The book picks up speed in the second half, but the first half drags and could have been shorter - though the shocking twists and turns in the last 200 pages make the build-up ultimately worth it. I was also a bit disappointed in Awad’s character development. With such a rich, compelling plot, the characters could have used more exploration, particularly in the first half of the book when the plot drags along. 
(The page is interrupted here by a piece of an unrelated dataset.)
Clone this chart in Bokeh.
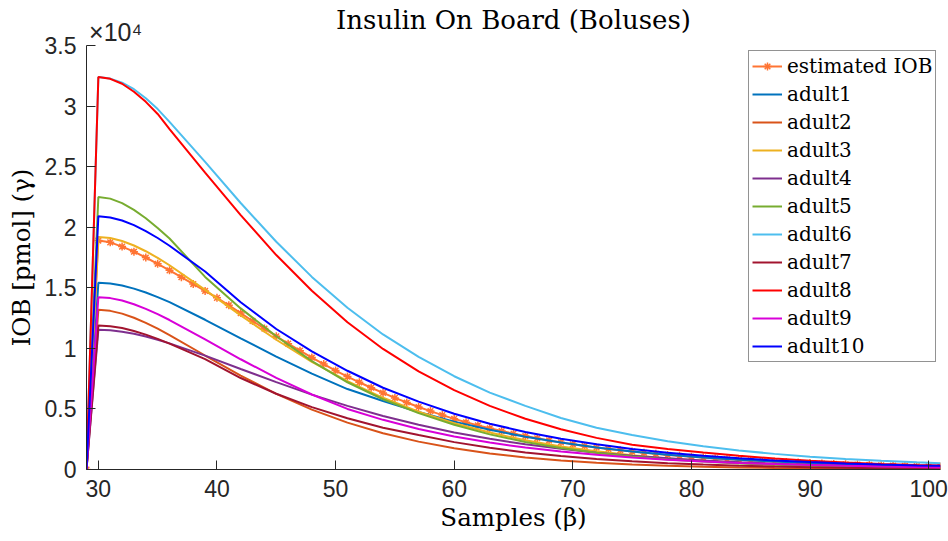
from bokeh.plotting import figure
from bokeh.models import Range1d, FixedTicker, Legend, LegendItem, LinearAxis
from bokeh.embed import file_html
from bokeh.resources import INLINE

# ---------------- data ----------------
x_est = list(range(29, 102))
est_iob = [0,
           18900, 18750, 18400, 17980, 17500, 16980, 16440, 15880, 15310, 14740,
           14170, 13560, 12910, 12260, 11630, 11000, 10390, 9810, 9240, 8700,
           8170, 7670, 7200, 6750, 6320, 5910, 5530, 5160, 4820, 4490,
           4180, 3900, 3640, 3400, 3170, 2960, 2760, 2580, 2400, 2240,
           2080, 1943, 1815, 1695, 1583, 1479, 1381, 1290, 1205, 1125,
           1051, 982, 917, 856, 800, 747, 698, 652, 609, 568,
           531, 496, 463, 433, 404, 377, 352, 329, 307, 287,
           268, 250]

x_adult = [29, 30, 31, 32, 33, 34, 35, 36, 39, 42, 45, 48, 51, 54, 57, 60, 63, 66, 69, 72,
           75, 78, 81, 84, 87, 90, 93, 96, 99, 101]
adult1 = [0, 15410, 15350, 15185, 14930, 14607, 14228, 13810, 12360, 10820, 9320, 7910,
          6640, 5650, 4750, 3950, 3280, 2700, 2220, 1820, 1490, 1220, 990, 800, 650, 530,
          430, 350, 285, 250]
adult2 = [0, 13180, 13095, 12868, 12530, 12106, 11624, 11100, 9410, 7750, 6240, 4940,
          3870, 2990, 2300, 1750, 1330, 1000, 750, 560, 416, 309, 229, 169, 125, 92,
          68, 50, 37, 30]
adult3 = [0, 19200, 19110, 18864, 18490, 18017, 17468, 16860, 14830, 12720, 10710, 8890,
          7290, 5920, 4780, 3820, 3050, 2410, 1900, 1500, 1170, 916, 714, 555, 431, 334,
          259, 200, 155, 130]
adult4 = [0, 11530, 11490, 11375, 11200, 10974, 10710, 10410, 9400, 8300, 7210, 6180,
          5250, 4410, 3690, 3060, 2530, 2080, 1705, 1390, 1130, 919, 743, 600, 483, 389,
          312, 250, 200, 172]
adult5 = [0, 22500, 22360, 21990, 21430, 20740, 19940, 19070, 15900, 13300, 11000, 8950,
          7200, 5800, 4650, 3700, 2900, 2270, 1770, 1380, 1070, 830, 650, 500, 390, 300,
          235, 180, 140, 120]
adult6 = [0, 32400, 32270, 31930, 31390, 30650, 29750, 28700, 25400, 22000, 18800, 15900,
          13350, 11150, 9300, 7700, 6350, 5250, 4250, 3450, 2850, 2330, 1910, 1570, 1290,
          1060, 870, 720, 590, 520]
adult7 = [0, 11890, 11830, 11674, 11430, 11133, 10781, 10390, 9110, 7550, 6250, 5150,
          4230, 3450, 2840, 2260, 1790, 1410, 1107, 865, 673, 523, 405, 313, 242, 186,
          143, 110, 84, 70]
adult8 = [0, 32400, 32250, 31843, 31180, 30350, 29350, 28100, 24500, 21000, 17700, 14750,
          12150, 9950, 8100, 6550, 5250, 4190, 3320, 2610, 2050, 1700, 1400, 1130, 910,
          730, 580, 460, 370, 330]
adult9 = [0, 14220, 14147, 13946, 13640, 13263, 12823, 12340, 10740, 9100, 7560, 6190,
          5000, 4100, 3350, 2730, 2220, 1810, 1480, 1210, 990, 810, 660, 540, 445, 365,
          300, 245, 200, 175]
adult10 = [0, 20900, 20808, 20553, 20170, 19677, 19109, 18470, 16340, 13800, 11600, 9750,
           8150, 6750, 5600, 4600, 3780, 3100, 2540, 2080, 1700, 1390, 1130, 920, 750, 610,
           500, 410, 340, 300]

adult_names = ["adult1", "adult2", "adult3", "adult4", "adult5",
               "adult6", "adult7", "adult8", "adult9", "adult10"]
adult_series = [adult1, adult2, adult3, adult4, adult5, adult6, adult7, adult8, adult9, adult10]
adult_colors = ["#0072BD", "#D95319", "#EDB120", "#7E2F8E", "#77AC30",
                "#4DBEEE", "#A2142F", "#FF0000", "#D800D8", "#0000FF"]
est_color = "#FF7433"

x_ticks = [30, 40, 50, 60, 70, 80, 90, 100]
y_ticks = [0, 5000, 10000, 15000, 20000, 25000, 30000, 35000]
y_tick_labels = ["0", "0.5", "1", "1.5", "2", "2.5", "3", "3.5"]
exponent_text = "\u00d710\u2074"
exponent_pos = 31.46

title_text = "Insulin On Board (Boluses)"
x_label_text = "Samples (\u03b2)"
y_label_text = "IOB [pmol] (\u03b3)"

# ---------------- figure ----------------
SERIF = "DejaVu Serif"
SANS = "Liberation Sans"
AX = "#262626"

p = figure(width=948, height=541, x_range=Range1d(29, 101), y_range=Range1d(0, 35000),
           output_backend="svg", toolbar_location=None,
           min_border_left=86, min_border_right=8, min_border_top=45, min_border_bottom=72)
p.background_fill_color = "white"
p.border_fill_color = "white"
p.outline_line_color = None
p.grid.visible = False

for ax in (p.xaxis[0], p.yaxis[0]):
    ax.axis_line_color = AX
    ax.axis_line_width = 1
    ax.major_tick_line_color = AX
    ax.major_tick_in = 9
    ax.major_tick_out = 0
    ax.minor_tick_line_color = None
    ax.major_label_text_font = SANS
    ax.major_label_text_font_size = "23px"
    ax.major_label_text_color = "#262626"
    ax.major_label_standoff = 10
    ax.axis_label_text_font = SERIF
    ax.axis_label_text_font_size = "24.5px"
    ax.axis_label_text_font_style = "normal"
    ax.axis_label_text_color = "black"

p.xaxis.axis_label = x_label_text
p.xaxis.axis_label_standoff = 3
p.yaxis.axis_label = y_label_text
p.yaxis.axis_label_standoff = 6

p.xaxis.ticker = FixedTicker(ticks=x_ticks)
p.yaxis.ticker = FixedTicker(ticks=y_ticks)
p.yaxis.major_label_overrides = {t: s for t, s in zip(y_ticks, y_tick_labels)}

# top axis carries the exponent note and the title
top = LinearAxis(ticker=FixedTicker(ticks=[exponent_pos]),
                 major_label_overrides={exponent_pos: exponent_text})
top.axis_line_color = None
top.major_tick_line_color = None
top.minor_tick_line_color = None
top.major_tick_in = 0
top.major_tick_out = 0
top.major_label_standoff = 0
top.major_label_text_font = SANS
top.major_label_text_font_size = "25px"
top.major_label_text_color = "#262626"
top.axis_label = title_text
top.axis_label_text_font = SERIF
top.axis_label_text_font_size = "26px"
top.axis_label_text_font_style = "normal"
top.axis_label_text_color = "black"
top.axis_label_standoff = -20
p.add_layout(top, "above")

# estimated IOB (drawn first)
r_est_line = p.line(x_est, est_iob, line_color=est_color, line_width=2)
r_est_mark = p.scatter(x_est, est_iob, marker="asterisk", size=8, line_color=est_color,
                       line_width=1.5)

items = [LegendItem(label="estimated IOB", renderers=[r_est_line, r_est_mark])]
for name, ys, c in zip(adult_names, adult_series, adult_colors):
    r = p.line(x_adult, ys, line_color=c, line_width=2)
    items.append(LegendItem(label=name, renderers=[r]))

legend = Legend(items=items, location=(662, 107))
legend.border_line_color = AX
legend.border_line_width = 1
legend.background_fill_color = "white"
legend.background_fill_alpha = 1
legend.padding = 3
legend.spacing = 4
legend.margin = 0
legend.glyph_width = 30
legend.glyph_height = 20
legend.label_height = 20
legend.label_standoff = 5
legend.label_text_font = SERIF
legend.label_text_font_size = "20px"
legend.label_text_color = "black"
p.add_layout(legend)

open("out.html", "w").write(file_html(p, INLINE))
Despite these criticisms, I still found the novel well worth a read. If the beauty industry were any less bizarre and predatory, perhaps the story wouldn’t work at all. But it is, and the novel shines because of it. Through both Belle and her mother, Awad demonstrates the all-consuming power of impossible beauty standards, leading both mother and daughter to sacrifice time, money, and more in the pursuit of youth and attractiveness. Awad does a sharp job highlighting how much of the beauty industry is built on exploiting women’s insecurities, from wrinkles to stretch marks, eye bags to cellulite and body hair - all perfectly natural things women have been told to hate about themselves, to buy a product to change. 

Importantly, though, Rouge goes beyond criticizing the blatant sexism of the beauty industry, offering a powerful reminder that this industry is based not just on an unrealistic beauty standard, but specifically an unrealistic, white, European beauty standard. Awad argues this point beautifully through Belle’s character, who, like Awad herself, is half French Canadian and half Egyptian. From a tragically young age, Belle compares herself to the white figures of feminine beauty around her - Snow White, women in 1990s fashion magazines, her own mother. Belle’s mother constantly compares her skin to Belle’s, at once exoticizing her ethnicity and culture and fetishizing her “exotic” beauty. The novel made me think more deeply about these issues and consider that, while it is difficult for all women to navigate the demands of an oppressive beauty standard, there is additional pain and pressure for women of color when the standard of beauty is a white one. 

In Rouge, Awad packages astute social commentary in the shape of a mysterious, noir horror tale that had me shocked, laughing out loud, confused, and up until midnight to finish. Not a perfect novel, but a fun one with a surprisingly timely message.